GIVEN ENTRIES:
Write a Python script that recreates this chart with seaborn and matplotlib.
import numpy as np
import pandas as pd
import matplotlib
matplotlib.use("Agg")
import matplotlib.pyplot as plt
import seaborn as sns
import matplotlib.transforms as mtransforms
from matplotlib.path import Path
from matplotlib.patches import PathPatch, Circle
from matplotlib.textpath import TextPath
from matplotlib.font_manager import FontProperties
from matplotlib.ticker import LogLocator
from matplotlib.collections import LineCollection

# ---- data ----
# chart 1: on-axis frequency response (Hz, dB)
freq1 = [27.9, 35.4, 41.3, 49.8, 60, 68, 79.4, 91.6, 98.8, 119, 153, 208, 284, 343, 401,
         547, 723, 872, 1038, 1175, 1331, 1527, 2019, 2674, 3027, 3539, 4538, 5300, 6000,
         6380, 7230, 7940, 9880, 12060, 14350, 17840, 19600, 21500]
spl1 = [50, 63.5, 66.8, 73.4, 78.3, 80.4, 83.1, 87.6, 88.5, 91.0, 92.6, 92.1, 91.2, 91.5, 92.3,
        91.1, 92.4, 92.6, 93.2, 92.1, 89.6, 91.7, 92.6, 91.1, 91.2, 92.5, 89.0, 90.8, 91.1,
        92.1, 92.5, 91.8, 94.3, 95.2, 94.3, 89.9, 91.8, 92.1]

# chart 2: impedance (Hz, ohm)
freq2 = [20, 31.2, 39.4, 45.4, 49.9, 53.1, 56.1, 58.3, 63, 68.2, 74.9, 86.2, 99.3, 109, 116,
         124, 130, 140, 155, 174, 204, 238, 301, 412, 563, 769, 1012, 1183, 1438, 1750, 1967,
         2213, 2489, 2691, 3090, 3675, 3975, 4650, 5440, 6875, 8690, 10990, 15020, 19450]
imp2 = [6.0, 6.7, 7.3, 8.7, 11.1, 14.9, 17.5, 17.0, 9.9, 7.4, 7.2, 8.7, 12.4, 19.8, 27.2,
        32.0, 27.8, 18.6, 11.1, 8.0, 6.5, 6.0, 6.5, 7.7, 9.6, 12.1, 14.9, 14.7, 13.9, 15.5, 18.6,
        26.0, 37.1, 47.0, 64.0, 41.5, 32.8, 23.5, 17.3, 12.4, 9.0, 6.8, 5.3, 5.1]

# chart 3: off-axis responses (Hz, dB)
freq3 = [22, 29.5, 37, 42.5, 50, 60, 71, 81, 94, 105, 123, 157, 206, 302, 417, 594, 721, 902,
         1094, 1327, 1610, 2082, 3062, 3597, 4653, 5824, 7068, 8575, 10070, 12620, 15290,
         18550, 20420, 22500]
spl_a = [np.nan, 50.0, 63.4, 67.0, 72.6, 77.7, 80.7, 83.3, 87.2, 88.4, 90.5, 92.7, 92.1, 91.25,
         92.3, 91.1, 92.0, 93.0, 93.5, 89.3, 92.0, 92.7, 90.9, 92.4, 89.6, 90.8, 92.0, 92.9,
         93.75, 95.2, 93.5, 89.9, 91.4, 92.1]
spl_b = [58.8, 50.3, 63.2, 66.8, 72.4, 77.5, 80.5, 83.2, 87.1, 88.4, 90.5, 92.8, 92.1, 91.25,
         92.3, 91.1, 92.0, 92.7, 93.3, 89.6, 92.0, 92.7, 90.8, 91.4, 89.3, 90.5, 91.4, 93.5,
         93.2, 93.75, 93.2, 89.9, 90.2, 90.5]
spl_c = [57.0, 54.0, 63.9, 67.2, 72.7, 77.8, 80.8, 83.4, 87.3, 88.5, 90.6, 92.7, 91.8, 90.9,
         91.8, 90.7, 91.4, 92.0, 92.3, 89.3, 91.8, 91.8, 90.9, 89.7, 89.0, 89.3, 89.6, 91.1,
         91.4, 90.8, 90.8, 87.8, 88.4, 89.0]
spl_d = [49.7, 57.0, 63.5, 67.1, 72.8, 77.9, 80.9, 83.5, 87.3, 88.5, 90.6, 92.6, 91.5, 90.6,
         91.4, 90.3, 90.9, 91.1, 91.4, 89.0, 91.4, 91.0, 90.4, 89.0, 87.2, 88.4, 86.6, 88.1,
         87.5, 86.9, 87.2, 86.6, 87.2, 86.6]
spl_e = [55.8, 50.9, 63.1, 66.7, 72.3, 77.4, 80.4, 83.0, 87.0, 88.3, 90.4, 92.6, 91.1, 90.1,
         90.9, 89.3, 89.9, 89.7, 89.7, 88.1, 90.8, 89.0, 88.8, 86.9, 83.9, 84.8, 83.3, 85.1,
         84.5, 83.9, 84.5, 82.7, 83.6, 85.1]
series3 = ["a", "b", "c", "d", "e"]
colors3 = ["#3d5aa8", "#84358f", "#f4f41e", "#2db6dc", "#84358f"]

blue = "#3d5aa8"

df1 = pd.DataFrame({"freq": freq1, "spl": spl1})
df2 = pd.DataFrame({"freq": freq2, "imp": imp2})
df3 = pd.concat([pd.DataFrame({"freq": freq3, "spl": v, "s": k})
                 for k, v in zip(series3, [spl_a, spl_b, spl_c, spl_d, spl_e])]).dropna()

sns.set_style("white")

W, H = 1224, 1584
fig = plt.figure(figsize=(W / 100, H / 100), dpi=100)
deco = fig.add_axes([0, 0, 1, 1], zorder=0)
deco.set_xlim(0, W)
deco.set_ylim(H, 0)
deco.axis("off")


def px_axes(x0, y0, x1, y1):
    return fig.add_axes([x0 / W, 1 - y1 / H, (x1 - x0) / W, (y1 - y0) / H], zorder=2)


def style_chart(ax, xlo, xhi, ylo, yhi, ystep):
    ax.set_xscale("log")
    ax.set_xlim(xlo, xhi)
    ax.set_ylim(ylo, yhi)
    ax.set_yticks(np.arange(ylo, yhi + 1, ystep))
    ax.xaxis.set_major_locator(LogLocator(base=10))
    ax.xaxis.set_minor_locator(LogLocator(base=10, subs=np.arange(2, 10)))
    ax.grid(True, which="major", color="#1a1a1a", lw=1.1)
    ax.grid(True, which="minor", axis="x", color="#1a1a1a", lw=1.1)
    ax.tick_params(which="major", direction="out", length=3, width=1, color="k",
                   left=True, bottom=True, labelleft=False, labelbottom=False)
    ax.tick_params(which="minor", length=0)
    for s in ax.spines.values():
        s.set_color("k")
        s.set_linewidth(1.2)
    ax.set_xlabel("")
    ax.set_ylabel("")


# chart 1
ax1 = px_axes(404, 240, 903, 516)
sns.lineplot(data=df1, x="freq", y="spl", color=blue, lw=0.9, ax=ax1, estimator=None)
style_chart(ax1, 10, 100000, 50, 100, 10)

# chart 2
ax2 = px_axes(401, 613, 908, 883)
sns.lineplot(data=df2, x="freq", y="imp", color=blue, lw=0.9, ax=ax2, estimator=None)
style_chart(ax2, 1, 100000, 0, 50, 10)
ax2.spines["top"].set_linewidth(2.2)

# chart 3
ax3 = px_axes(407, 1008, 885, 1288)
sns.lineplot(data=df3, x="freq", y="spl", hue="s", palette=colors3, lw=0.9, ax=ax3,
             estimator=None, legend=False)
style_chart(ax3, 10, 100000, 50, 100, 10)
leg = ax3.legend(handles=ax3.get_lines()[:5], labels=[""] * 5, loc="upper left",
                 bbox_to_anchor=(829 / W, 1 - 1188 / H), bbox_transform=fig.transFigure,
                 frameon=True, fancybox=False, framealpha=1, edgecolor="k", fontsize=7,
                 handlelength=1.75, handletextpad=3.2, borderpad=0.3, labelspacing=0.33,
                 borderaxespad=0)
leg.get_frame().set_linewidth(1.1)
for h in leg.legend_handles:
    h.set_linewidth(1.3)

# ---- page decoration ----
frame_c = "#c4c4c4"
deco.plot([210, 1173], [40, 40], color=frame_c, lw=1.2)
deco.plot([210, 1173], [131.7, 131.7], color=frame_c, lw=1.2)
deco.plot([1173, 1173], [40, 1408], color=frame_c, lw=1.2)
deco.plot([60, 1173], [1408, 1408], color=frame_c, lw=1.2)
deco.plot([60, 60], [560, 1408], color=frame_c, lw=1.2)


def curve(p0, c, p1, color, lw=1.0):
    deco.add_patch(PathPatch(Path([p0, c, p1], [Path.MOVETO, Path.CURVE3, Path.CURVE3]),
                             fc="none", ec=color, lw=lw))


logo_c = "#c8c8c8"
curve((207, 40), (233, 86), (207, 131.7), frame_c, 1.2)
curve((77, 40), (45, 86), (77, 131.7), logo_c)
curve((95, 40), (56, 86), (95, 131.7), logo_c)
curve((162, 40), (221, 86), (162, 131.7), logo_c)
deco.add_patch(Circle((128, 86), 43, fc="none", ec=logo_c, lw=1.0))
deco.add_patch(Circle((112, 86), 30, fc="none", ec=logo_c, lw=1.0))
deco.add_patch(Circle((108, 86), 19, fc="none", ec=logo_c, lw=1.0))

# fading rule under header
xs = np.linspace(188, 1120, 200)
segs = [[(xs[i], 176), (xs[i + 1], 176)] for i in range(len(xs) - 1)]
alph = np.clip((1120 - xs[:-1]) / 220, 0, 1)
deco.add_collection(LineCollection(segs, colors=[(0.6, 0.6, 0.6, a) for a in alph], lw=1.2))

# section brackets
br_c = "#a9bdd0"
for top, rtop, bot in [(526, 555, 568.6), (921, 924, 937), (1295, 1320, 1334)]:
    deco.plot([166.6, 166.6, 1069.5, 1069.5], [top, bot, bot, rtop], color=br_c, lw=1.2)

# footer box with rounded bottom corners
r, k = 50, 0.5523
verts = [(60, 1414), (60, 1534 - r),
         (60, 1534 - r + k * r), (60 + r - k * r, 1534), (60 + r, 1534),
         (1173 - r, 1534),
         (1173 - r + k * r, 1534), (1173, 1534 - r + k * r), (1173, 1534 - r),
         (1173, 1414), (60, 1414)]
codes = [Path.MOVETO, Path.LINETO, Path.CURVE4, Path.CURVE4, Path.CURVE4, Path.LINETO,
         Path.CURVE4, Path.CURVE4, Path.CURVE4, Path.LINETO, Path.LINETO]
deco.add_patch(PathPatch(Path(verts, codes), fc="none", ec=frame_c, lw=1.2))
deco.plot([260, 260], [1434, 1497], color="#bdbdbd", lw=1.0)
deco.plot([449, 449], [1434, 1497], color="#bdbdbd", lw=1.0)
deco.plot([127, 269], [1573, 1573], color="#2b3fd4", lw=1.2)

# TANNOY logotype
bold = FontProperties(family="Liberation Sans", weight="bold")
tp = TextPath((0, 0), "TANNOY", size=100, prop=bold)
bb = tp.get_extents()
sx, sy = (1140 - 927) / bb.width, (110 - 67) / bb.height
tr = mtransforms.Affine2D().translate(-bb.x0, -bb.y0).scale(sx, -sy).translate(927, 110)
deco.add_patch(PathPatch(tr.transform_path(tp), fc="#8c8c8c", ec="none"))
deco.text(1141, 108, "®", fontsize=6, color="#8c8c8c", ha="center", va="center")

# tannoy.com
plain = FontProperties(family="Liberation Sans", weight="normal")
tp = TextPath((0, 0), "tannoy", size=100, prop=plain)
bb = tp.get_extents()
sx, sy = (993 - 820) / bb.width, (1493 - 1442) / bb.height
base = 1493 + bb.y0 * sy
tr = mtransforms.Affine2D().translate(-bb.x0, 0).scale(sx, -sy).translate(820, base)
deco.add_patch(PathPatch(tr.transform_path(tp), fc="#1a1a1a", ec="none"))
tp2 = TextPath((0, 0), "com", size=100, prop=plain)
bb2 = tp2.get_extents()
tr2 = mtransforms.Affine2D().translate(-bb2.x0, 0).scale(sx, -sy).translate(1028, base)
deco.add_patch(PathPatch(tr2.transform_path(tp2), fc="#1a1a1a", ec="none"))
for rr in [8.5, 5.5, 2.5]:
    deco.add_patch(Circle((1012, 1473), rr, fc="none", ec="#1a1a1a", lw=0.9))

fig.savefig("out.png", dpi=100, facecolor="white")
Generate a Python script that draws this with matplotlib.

WRITTEN PROBLEM: Identify which lines contain the word "that" and copy each one.

ANSWER TO THIS PROBLEM:
Write a Python script that recreates this chart with seaborn and matplotlib.
Generate a Python script that draws this with matplotlib.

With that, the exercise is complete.